Character Name: Patrick BarryEach career has a set of qualifications. Some are easy; prohibition agents, at least before 1927, just need to be appointed by a politician, something a GM can handwave. Others are more exacting; FBI agents need, as a minimum, Muscle 50, Agility 65, Observation 75, and Presence 6, leaving Patrick out. Since I wanted to create a private investigator, I need to check how to qualify there; the answer, Patrick needs a license that costs $50. He pays the fee and becomes a PI. As a PI, Patrick can carry a concealed weapon, arrest anyone wanted by the police, and arrest anyone committing a crime. Patrick can lose his license if he interferes with a police investigation, engages in gross misconduct, or gets convicted of a felony. He needs to keep his nose clean, at least in public.
Ethnic Background: Irish
Career Total XP:
XP to Spend:
Hit Points: 19
As a starting character, Patrick gets two suits of clothes plus related toiletries and accessories, $50 in cash, and any equipment provided by his job. If Patrick was a cop, he'd get a police uniform and revolver. However, Patrick is self-employed***, so he has to pay for everything. As a GM, I'd rule that the license is part of the career and the first one doesn't need to be paid for; otherwise, all the PI characters would be homeless at the start of the campaign. That means Patrick has $50 to get what he needs. He can't afford a Tommy-gun, but he can get a .22 revolver and a box of ammunition. He keeps the rest to help pay for living expenses, $20 per week, office expenses, $50-$75 per week. Working for an agency is starting to look good, but the agency may not get the cases an independent would.
In the course of a campaign, as characters go up in level, they get access to more skills. Each skill costs experience points, though the character's XP total won't go down. Skills cost more or fewer XP depending on the utility and ease they can be used. Photography is an easier skill to pick up than Counterfeit Detection. At first level, like Patrick, characters can get a skill that costs 5000XP, though other skills can be used with a success chance of 20% if the skill is not exclusive. Patrick takes Shadowing, which should serve him well as a PI. His success chance is generated the same way as his stats, a percentile roll. I roll 97, which does not get modified. Patrick is one with the shadows.
Gangbusters's character generation is quick. Roll five stats, choose a career, and determine equipment; nice and simple. Patrick is a lithe private investigator, stronger than he appears, capable of packing a punch but far better when lurking in the shadows. He prefers to work independently, though a partner isn't out of the question.

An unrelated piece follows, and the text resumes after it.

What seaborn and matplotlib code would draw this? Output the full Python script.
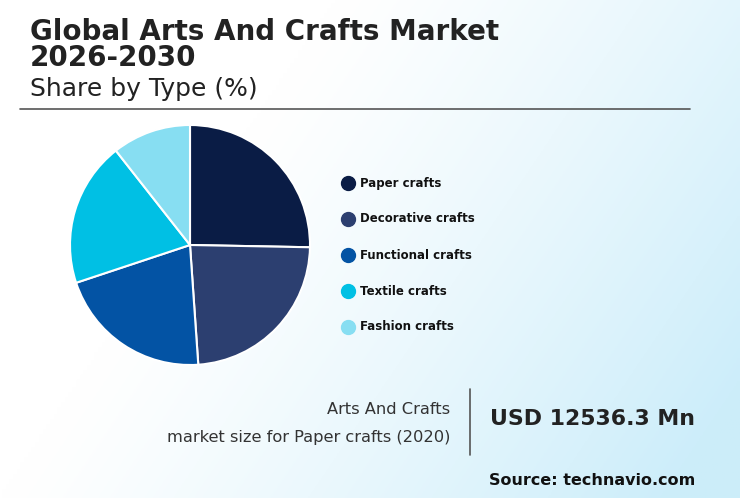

His only problem is his Irish luck, which is all bad. Patrick doesn't believe in luck, though.
Patrick's character sheet follows. As always, go ahead and use him, but please let me know.
Character Name: Patrick Barry
Profession: Private Investigator
Rank (if applicable): --
Ethnic Background: Irish
Career Total XP: 0
XP to Spend:
XP Spent: 5000
Hit Points: 19
.22 revolver (Range 150, Damage 4)
Box of .22 pistol ammunition
* Bootleggers can earn $2300 per week serving just one speakeasy; and most gangs had several. Experience can add up quickly, even with the changes in amount of money needed to earn an XP going up every few levels. Note also that prohibition agents earn $2300 per year starting out. The rookie police officer earns even less.
** The d100 is wanted for acts of debauchery in several southern U.S. states.
*** Unless he got into a partnership with another PI or joined an agency.